Birsa’s political movement began in August-November 1895. He aimed to establish Birsa Raj and Birsa Dharma. As his popularity grew, it attracted widespread attention. However, in August 1895, Birsa was arrested. The commissioner of Ranchi met with Birsa in jail, where Birsa explained that he only lectured people on religious topics. However, the deputy commissioner concluded that “Birsa is an instigator, the initiator of the movement; he has created distrust towards the British government in the minds of the Mundas.”

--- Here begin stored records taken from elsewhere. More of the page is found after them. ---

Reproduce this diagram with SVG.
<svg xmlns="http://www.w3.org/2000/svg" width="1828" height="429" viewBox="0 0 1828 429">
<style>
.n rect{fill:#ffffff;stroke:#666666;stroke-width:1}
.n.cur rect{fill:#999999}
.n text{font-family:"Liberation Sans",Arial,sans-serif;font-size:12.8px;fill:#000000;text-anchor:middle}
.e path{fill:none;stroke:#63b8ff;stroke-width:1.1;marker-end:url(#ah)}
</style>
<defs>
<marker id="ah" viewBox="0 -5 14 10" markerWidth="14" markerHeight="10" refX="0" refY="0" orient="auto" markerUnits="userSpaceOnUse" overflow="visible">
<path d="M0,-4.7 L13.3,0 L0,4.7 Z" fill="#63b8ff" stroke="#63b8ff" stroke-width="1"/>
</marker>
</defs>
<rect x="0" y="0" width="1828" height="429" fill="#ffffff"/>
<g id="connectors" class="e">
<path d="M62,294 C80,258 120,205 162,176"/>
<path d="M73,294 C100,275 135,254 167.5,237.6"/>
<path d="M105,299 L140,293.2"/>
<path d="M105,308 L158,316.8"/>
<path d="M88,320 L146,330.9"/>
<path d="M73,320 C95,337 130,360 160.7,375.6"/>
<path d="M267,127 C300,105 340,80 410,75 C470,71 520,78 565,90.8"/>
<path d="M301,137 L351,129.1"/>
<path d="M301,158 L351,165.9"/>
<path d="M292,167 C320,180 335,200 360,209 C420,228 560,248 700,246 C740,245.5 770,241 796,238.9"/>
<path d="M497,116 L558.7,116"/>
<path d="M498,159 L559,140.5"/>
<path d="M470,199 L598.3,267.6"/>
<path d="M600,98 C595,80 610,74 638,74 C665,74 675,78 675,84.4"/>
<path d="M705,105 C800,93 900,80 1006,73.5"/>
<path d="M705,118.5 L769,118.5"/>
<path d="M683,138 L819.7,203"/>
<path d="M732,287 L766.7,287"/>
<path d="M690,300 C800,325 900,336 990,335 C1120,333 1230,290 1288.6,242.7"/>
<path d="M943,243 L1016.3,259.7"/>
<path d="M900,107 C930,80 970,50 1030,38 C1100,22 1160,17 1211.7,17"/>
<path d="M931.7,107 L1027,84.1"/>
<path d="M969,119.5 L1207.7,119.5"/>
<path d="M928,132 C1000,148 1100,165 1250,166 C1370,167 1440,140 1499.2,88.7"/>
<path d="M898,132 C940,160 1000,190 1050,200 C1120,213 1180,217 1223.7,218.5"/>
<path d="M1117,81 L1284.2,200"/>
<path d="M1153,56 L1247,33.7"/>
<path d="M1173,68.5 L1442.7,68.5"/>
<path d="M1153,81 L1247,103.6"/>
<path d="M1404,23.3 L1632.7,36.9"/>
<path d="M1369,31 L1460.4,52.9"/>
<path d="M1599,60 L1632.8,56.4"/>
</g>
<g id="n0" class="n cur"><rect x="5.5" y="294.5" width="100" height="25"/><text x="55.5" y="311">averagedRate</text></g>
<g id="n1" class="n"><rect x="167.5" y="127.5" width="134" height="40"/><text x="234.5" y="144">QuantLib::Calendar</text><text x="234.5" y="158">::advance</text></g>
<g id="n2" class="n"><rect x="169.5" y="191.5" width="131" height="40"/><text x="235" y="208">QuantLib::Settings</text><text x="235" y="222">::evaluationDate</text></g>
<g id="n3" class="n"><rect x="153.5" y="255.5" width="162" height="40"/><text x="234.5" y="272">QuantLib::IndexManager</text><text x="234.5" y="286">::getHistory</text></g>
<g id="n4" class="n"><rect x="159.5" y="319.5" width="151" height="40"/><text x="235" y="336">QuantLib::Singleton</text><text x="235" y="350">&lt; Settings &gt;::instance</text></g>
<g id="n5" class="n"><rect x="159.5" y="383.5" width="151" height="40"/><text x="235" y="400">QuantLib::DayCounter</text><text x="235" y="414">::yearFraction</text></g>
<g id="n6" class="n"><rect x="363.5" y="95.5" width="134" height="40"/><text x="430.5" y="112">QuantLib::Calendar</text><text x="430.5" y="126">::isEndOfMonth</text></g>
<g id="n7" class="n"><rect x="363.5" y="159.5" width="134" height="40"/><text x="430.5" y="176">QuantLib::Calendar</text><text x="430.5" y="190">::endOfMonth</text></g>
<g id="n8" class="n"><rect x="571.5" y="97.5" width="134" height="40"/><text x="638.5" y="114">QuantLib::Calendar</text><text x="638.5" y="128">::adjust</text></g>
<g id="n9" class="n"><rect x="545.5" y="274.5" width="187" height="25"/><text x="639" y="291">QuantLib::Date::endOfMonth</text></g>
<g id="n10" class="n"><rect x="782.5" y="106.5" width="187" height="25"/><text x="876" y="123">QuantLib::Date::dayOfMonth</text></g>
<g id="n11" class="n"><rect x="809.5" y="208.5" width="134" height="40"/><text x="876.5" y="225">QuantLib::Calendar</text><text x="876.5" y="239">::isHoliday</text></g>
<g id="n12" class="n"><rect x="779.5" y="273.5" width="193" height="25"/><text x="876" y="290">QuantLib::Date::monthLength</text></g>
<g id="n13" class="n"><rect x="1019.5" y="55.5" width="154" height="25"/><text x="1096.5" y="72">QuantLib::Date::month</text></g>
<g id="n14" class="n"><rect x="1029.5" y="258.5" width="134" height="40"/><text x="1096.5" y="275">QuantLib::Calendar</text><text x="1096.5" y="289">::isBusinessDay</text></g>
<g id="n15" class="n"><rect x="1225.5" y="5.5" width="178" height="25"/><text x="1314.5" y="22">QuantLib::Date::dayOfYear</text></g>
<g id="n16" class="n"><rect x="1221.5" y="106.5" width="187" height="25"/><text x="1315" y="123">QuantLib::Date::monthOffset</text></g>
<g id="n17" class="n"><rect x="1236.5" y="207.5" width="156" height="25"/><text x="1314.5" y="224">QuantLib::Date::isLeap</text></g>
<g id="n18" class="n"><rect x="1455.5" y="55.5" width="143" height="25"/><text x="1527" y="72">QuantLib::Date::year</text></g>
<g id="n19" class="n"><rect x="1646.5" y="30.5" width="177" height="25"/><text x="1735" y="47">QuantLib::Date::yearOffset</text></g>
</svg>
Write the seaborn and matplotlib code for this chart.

Birsa’s rebellion to reclaim his religion and kingdom was relentless and fierce. Birsa decided to initiate the Ulgulan on 24 December 1899, on the eve of big day. The Ulgulan was planned in two parts: in the first phase, the aim was to intimidate Christians by setting fires, shooting arrows, while 2nd phase would involve armed struggle.

On the evening of 24th December 1899, arrows were fired at several churches in the Khuti police station area. In Ranchi, a person named Chhedi Mistri died after being struck by an arrow, and many others were injured. There were additional incidents of arson in the Singhbhumi area. The events of 24th December 1899 spread far and wide, marking a significant wave of unrest and resistance.

The very next day, the Khuti police station was attacked which marked a direct clash between the rebels and the officers. Following this incident, terror spread throughout Ranchi. The next encounter took place on 9 January at Sail Rakab hill. The commissioner himself was present during this action. Ranchi’s Deputy Commissioner, Streetfield, demanded that the rebels hand over Birsa and surrender. Finally, a direct confrontation occurred between the rebels and the army. The rebels were hurling slingshots and stones from the hill, while the police responded with gunfire. The bodies scattered on the hill bore witness to the massacre that unfolded. The police buried the bodies in two large ditches on the hill.

This incident has been poignantly described in Munda folk songs, “Seven rivers boiled with the hot blood of the rebels, and on top of that, bullets were spitting out death!” Birsa was captured through deception while asleep at night and handed over to the Deputy Commissioner camped in Bandgaon.